Hi All,
If you wish to look at it politically (why not, it's election time):
WW1 is long over; WW2 is still reporting a fair amount of regonal fighting, and some areas are still fully in the hands of powerful groups that show great endurance and organization.
No.1 was from 78 to tape; no.2 was is from analog tape to harddrive....but I digress.
These are the things that determine how you will record someones's session:
1. Is it a favor/is it paid?
1a. Do you have the time/how badly do you need the money?
2. If it is paid, who is the recording aimed at: just the performer, the performer and family, or as a demo (which you have discussed already with performer, and, if need be, family, if they are paying.)
3. If this is beyond a simple demo, you already will have a written agreement (right?) of some sort about the estimated time/budget, and what is included in terms of editing/polishing/tarting it up if need be. Also who the heck has the rights and clearances if this thing gets picked up for 'development' (yeah right) by The Majors.
4.THE BIG ONE: how much of your sense of quality/arranging/engineering/ears/compassion/SENSE OF ARTISTIC INSPIRATION are you willing/daring enough/reckless enough to let interfere with the paycheck and your sense of well-being that steps 1 through 3 so far have set up?

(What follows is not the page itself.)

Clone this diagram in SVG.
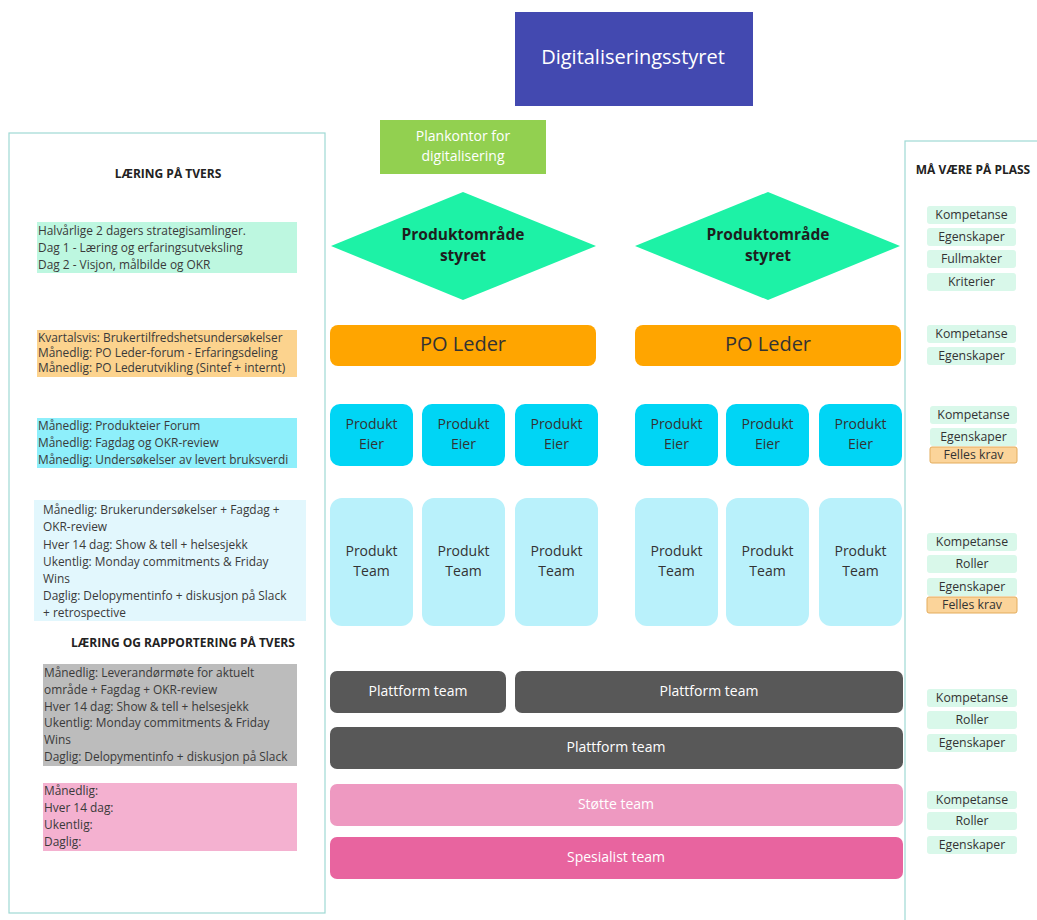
<svg xmlns="http://www.w3.org/2000/svg" width="1037" height="920" viewBox="0 0 1037 920">
  <style>
    text { font-family: "Open Sans", "Noto Sans", "Liberation Sans", sans-serif; fill: #333; }
    .panel { fill: #fff; stroke: #9fd9d4; stroke-width: 1.2; }
    .head { font-size: 12px; font-weight: bold; fill: #222; text-anchor: middle; }
    .note { font-size: 11.9px; fill: #3a3a3a; }
    .tag { fill: #d9f8ea; }
    .tagkrav { fill: #fbd49a; stroke: #e3ac5c; stroke-width: 1; }
    .tagtxt { font-size: 12.3px; fill: #333; text-anchor: middle; }
    .c { text-anchor: middle; }
    .diamond { fill: #1df2a6; }
    .dtxt { font-size: 15.5px; font-weight: bold; fill: #1e1e1e; text-anchor: middle; }
    .po { fill: #ffa500; }
    .eier { fill: #00d5f5; }
    .team { fill: #b9f1fb; }
    .box14 { font-size: 14px; fill: #333; text-anchor: middle; }
    .plat { fill: #585858; }
    .wtxt { font-size: 14px; fill: #fff; text-anchor: middle; }
  </style>

  <!-- side panels -->
  <g id="panel-left">
    <rect class="panel" x="9" y="133" width="316" height="780"/>
    <text class="head" x="168" y="178">LÆRING PÅ TVERS</text>
    <rect x="37" y="222" width="260" height="51" fill="#bdf7e0"/>
    <text class="note" x="38" y="235" font-size="10.6">Halvårlige 2 dagers strategisamlinger.</text>
    <text class="note" x="38" y="252" font-size="10.6">Dag 1 - Læring og erfaringsutveksling</text>
    <text class="note" x="38" y="269" font-size="10.6">Dag 2 - Visjon, målbilde og OKR</text>

    <rect x="37" y="330" width="260" height="47" fill="#fcd38e"/>
    <text class="note" x="38" y="342" font-size="10.2">Kvartalsvis: Brukertilfredshetsundersøkelser</text>
    <text class="note" x="38" y="357" font-size="10.2">Månedlig: PO Leder-forum - Erfaringsdeling</text>
    <text class="note" x="38" y="372" font-size="10.2">Månedlig: PO Lederutvikling (Sintef + internt)</text>

    <rect x="37" y="418" width="260" height="50" fill="#8eeffb"/>
    <text class="note" x="38" y="430">Månedlig: Produkteier Forum</text>
    <text class="note" x="38" y="447">Månedlig: Fagdag og OKR-review</text>
    <text class="note" x="38" y="464">Månedlig: Undersøkelser av levert bruksverdi</text>

    <rect x="34" y="500" width="272" height="121" fill="#e2f7fd"/>
    <text class="note" x="43" y="514">Månedlig: Brukerundersøkelser + Fagdag +</text>
    <text class="note" x="43" y="531">OKR-review</text>
    <text class="note" x="43" y="549">Hver 14 dag: Show &amp; tell + helsesjekk</text>
    <text class="note" x="43" y="566">Ukentlig: Monday commitments &amp; Friday</text>
    <text class="note" x="43" y="583">Wins</text>
    <text class="note" x="43" y="600">Daglig: Delopymentinfo + diskusjon på Slack</text>
    <text class="note" x="43" y="617">+ retrospective</text>

    <text class="head" x="183" y="647">LÆRING OG RAPPORTERING PÅ TVERS</text>

    <rect x="43" y="664" width="254" height="102" fill="#bcbcbc"/>
    <text class="note" x="44" y="677">Månedlig: Leverandørmøte for aktuelt</text>
    <text class="note" x="44" y="694">område + Fagdag + OKR-review</text>
    <text class="note" x="44" y="711">Hver 14 dag: Show &amp; tell + helsesjekk</text>
    <text class="note" x="44" y="727">Ukentlig: Monday commitments &amp; Friday</text>
    <text class="note" x="44" y="744">Wins</text>
    <text class="note" x="44" y="761">Daglig: Delopymentinfo + diskusjon på Slack</text>

    <rect x="43" y="783" width="254" height="68" fill="#f4b1d0"/>
    <text class="note" x="44" y="795">Månedlig:</text>
    <text class="note" x="44" y="812">Hver 14 dag:</text>
    <text class="note" x="44" y="829">Ukentlig:</text>
    <text class="note" x="44" y="846">Daglig:</text>
  </g>

  <g id="panel-right">
    <rect class="panel" x="905" y="141" width="140" height="790"/>
    <text class="head" x="973" y="174">MÅ VÆRE PÅ PLASS</text>

    <rect class="tag" x="927" y="206" width="89" height="18" rx="3"/>
    <text class="tagtxt" x="971.5" y="219">Kompetanse</text>
    <rect class="tag" x="927" y="228" width="89" height="18" rx="3"/>
    <text class="tagtxt" x="971.5" y="241">Egenskaper</text>
    <rect class="tag" x="927" y="250" width="89" height="18" rx="3"/>
    <text class="tagtxt" x="971.5" y="263">Fullmakter</text>
    <rect class="tag" x="927" y="273" width="89" height="18" rx="3"/>
    <text class="tagtxt" x="971.5" y="286">Kriterier</text>

    <rect class="tag" x="927" y="325" width="89" height="18" rx="3"/>
    <text class="tagtxt" x="971.5" y="338">Kompetanse</text>
    <rect class="tag" x="927" y="347" width="89" height="18" rx="3"/>
    <text class="tagtxt" x="971.5" y="360">Egenskaper</text>

    <rect class="tag" x="930" y="406" width="87" height="18" rx="3"/>
    <text class="tagtxt" x="973.5" y="419">Kompetanse</text>
    <rect class="tag" x="930" y="428" width="87" height="18" rx="3"/>
    <text class="tagtxt" x="973.5" y="441">Egenskaper</text>
    <rect class="tagkrav" x="930" y="447" width="87" height="16" rx="2"/>
    <text class="tagtxt" x="973.5" y="459" font-size="11">Felles krav</text>

    <rect class="tag" x="927" y="533" width="90" height="18" rx="3"/>
    <text class="tagtxt" x="972" y="546">Kompetanse</text>
    <rect class="tag" x="927" y="555" width="90" height="18" rx="3"/>
    <text class="tagtxt" x="972" y="568">Roller</text>
    <rect class="tag" x="927" y="578" width="90" height="18" rx="3"/>
    <text class="tagtxt" x="972" y="591">Egenskaper</text>
    <rect class="tagkrav" x="927" y="597" width="90" height="16" rx="2"/>
    <text class="tagtxt" x="972" y="609" font-size="11">Felles krav</text>

    <rect class="tag" x="927" y="689" width="90" height="18" rx="3"/>
    <text class="tagtxt" x="972" y="702">Kompetanse</text>
    <rect class="tag" x="927" y="711" width="90" height="18" rx="3"/>
    <text class="tagtxt" x="972" y="724">Roller</text>
    <rect class="tag" x="927" y="734" width="90" height="18" rx="3"/>
    <text class="tagtxt" x="972" y="747">Egenskaper</text>

    <rect class="tag" x="927" y="791" width="90" height="18" rx="3"/>
    <text class="tagtxt" x="972" y="804">Kompetanse</text>
    <rect class="tag" x="927" y="812" width="90" height="18" rx="3"/>
    <text class="tagtxt" x="972" y="825">Roller</text>
    <rect class="tag" x="927" y="836" width="90" height="18" rx="3"/>
    <text class="tagtxt" x="972" y="849">Egenskaper</text>
  </g>

  <!-- top level -->
  <g id="digitaliseringsstyret">
    <rect x="515" y="12" width="238" height="94" fill="#4349b0"/>
    <text class="c" x="633" y="64" font-size="20" style="fill:#fff">Digitaliseringsstyret</text>
  </g>
  <g id="plankontor">
    <rect x="380" y="120" width="166" height="54" fill="#92d050"/>
    <text class="c" x="463" y="141" font-size="14" style="fill:#fff">Plankontor for</text>
    <text class="c" x="463" y="161" font-size="14" style="fill:#fff">digitalisering</text>
  </g>

  <!-- product area boards -->
  <g id="styret-1">
    <polygon class="diamond" points="463,192 596,246 463,300 331,246"/>
    <text class="dtxt" x="463" y="240">Produktområde</text>
    <text class="dtxt" x="463" y="261">styret</text>
  </g>
  <g id="styret-2">
    <polygon class="diamond" points="768,192 900,246 768,300 635,246"/>
    <text class="dtxt" x="768" y="240">Produktområde</text>
    <text class="dtxt" x="768" y="261">styret</text>
  </g>

  <g id="po-leder-1">
    <rect class="po" x="330" y="325" width="266" height="41" rx="8"/>
    <text class="c" x="463" y="351" font-size="20">PO Leder</text>
  </g>
  <g id="po-leder-2">
    <rect class="po" x="635" y="325" width="266" height="41" rx="8"/>
    <text class="c" x="768" y="351" font-size="20">PO Leder</text>
  </g>

  <!-- product owners -->
  <g id="eier-1"><rect class="eier" x="330" y="404" width="83" height="62" rx="10"/>
    <text class="box14" x="371.5" y="429">Produkt</text><text class="box14" x="371.5" y="449">Eier</text></g>
  <g id="eier-2"><rect class="eier" x="422" y="404" width="83" height="62" rx="10"/>
    <text class="box14" x="463.5" y="429">Produkt</text><text class="box14" x="463.5" y="449">Eier</text></g>
  <g id="eier-3"><rect class="eier" x="515" y="404" width="83" height="62" rx="10"/>
    <text class="box14" x="556.5" y="429">Produkt</text><text class="box14" x="556.5" y="449">Eier</text></g>
  <g id="eier-4"><rect class="eier" x="635" y="404" width="83" height="62" rx="10"/>
    <text class="box14" x="676.5" y="429">Produkt</text><text class="box14" x="676.5" y="449">Eier</text></g>
  <g id="eier-5"><rect class="eier" x="726" y="404" width="83" height="62" rx="10"/>
    <text class="box14" x="767.5" y="429">Produkt</text><text class="box14" x="767.5" y="449">Eier</text></g>
  <g id="eier-6"><rect class="eier" x="819" y="404" width="83" height="62" rx="10"/>
    <text class="box14" x="860.5" y="429">Produkt</text><text class="box14" x="860.5" y="449">Eier</text></g>

  <!-- product teams -->
  <g id="team-1"><rect class="team" x="330" y="498" width="83" height="128" rx="12"/>
    <text class="box14" x="371.5" y="556">Produkt</text><text class="box14" x="371.5" y="576">Team</text></g>
  <g id="team-2"><rect class="team" x="422" y="498" width="83" height="128" rx="12"/>
    <text class="box14" x="463.5" y="556">Produkt</text><text class="box14" x="463.5" y="576">Team</text></g>
  <g id="team-3"><rect class="team" x="515" y="498" width="83" height="128" rx="12"/>
    <text class="box14" x="556.5" y="556">Produkt</text><text class="box14" x="556.5" y="576">Team</text></g>
  <g id="team-4"><rect class="team" x="635" y="498" width="83" height="128" rx="12"/>
    <text class="box14" x="676.5" y="556">Produkt</text><text class="box14" x="676.5" y="576">Team</text></g>
  <g id="team-5"><rect class="team" x="726" y="498" width="83" height="128" rx="12"/>
    <text class="box14" x="767.5" y="556">Produkt</text><text class="box14" x="767.5" y="576">Team</text></g>
  <g id="team-6"><rect class="team" x="819" y="498" width="83" height="128" rx="12"/>
    <text class="box14" x="860.5" y="556">Produkt</text><text class="box14" x="860.5" y="576">Team</text></g>

  <!-- platform and support teams -->
  <g id="plattform-1"><rect class="plat" x="330" y="671" width="176" height="42" rx="7"/>
    <text class="wtxt" x="418" y="696">Plattform team</text></g>
  <g id="plattform-2"><rect class="plat" x="515" y="671" width="388" height="42" rx="7"/>
    <text class="wtxt" x="709" y="696">Plattform team</text></g>
  <g id="plattform-3"><rect class="plat" x="330" y="727" width="573" height="42" rx="7"/>
    <text class="wtxt" x="616" y="752">Plattform team</text></g>
  <g id="stotte"><rect x="330" y="784" width="573" height="42" rx="7" fill="#ee99c1"/>
    <text class="wtxt" x="616" y="809">Støtte team</text></g>
  <g id="spesialist"><rect x="330" y="837" width="573" height="42" rx="7" fill="#e8649f"/>
    <text class="wtxt" x="616" y="862">Spesialist team</text></g>

  <g id="connectors"></g>
</svg>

I do wish there was a computer simulation that one could use to parse that particular problem, one of those clever things with simulated outcomes and such, but I am afraid it wouldn't do much good.
Because we have feelings. Feelings that change. So the rules of war are set, until someone utters: "That doesn't sound like what I wanted." Cue flushing toilet.
Now the diplomacy begins anew, and it's really just the same as the original recording/mixing diplomacy, except with bigger weapons. You are now on the defense, and the client/friend/thing in front of the mic has the Weapon of Mass Destruction known as the Missing Check.
Because you have recorded. You have edited. You have added. All of this with the conviction that, since they like the idea of 'filling in the song' with more instruments...hours have passed, days. Of first putting good takes together for the lead, easy. Then orchestrating, to be big about it, to flesh it into the demo they were indicating they wanted. Then playing/mixing the parts. Time goes on.
Telephone Response From Artist who is Young Hopeful paid by Parents: Hi, this is ....... got the disc, thanks so much for helping out (this being the accompaniment); I think there are too many instruments; can you just send the vocal and (artist performed) guitar? Why of course. Now I have to check if the breath edits will work solo with just reverb, if her strummed guitar is in time enough to leave in the mix....And, ladies and germs, I CAN'T CHARGE FOR ALL THE HOURS SPENT.
The above is real, just for anyone who thought I was just being a self-righteous blowhard about the rules. I had this session occur within the past month, and I went the conscious producer route: if the client doesn't know and says they want 'more', bring them to a better place though your instincts.
My instincts gave me a nice cd mix of her doing her own composition with my orchestration that, to be frank, I like, but it also gave me, in addition to all the orchestration, the unpaid job of remastering and looking at re-eqing work to give her two tracks of her and guitar. So there. Recording 101, in a certain sense of the word.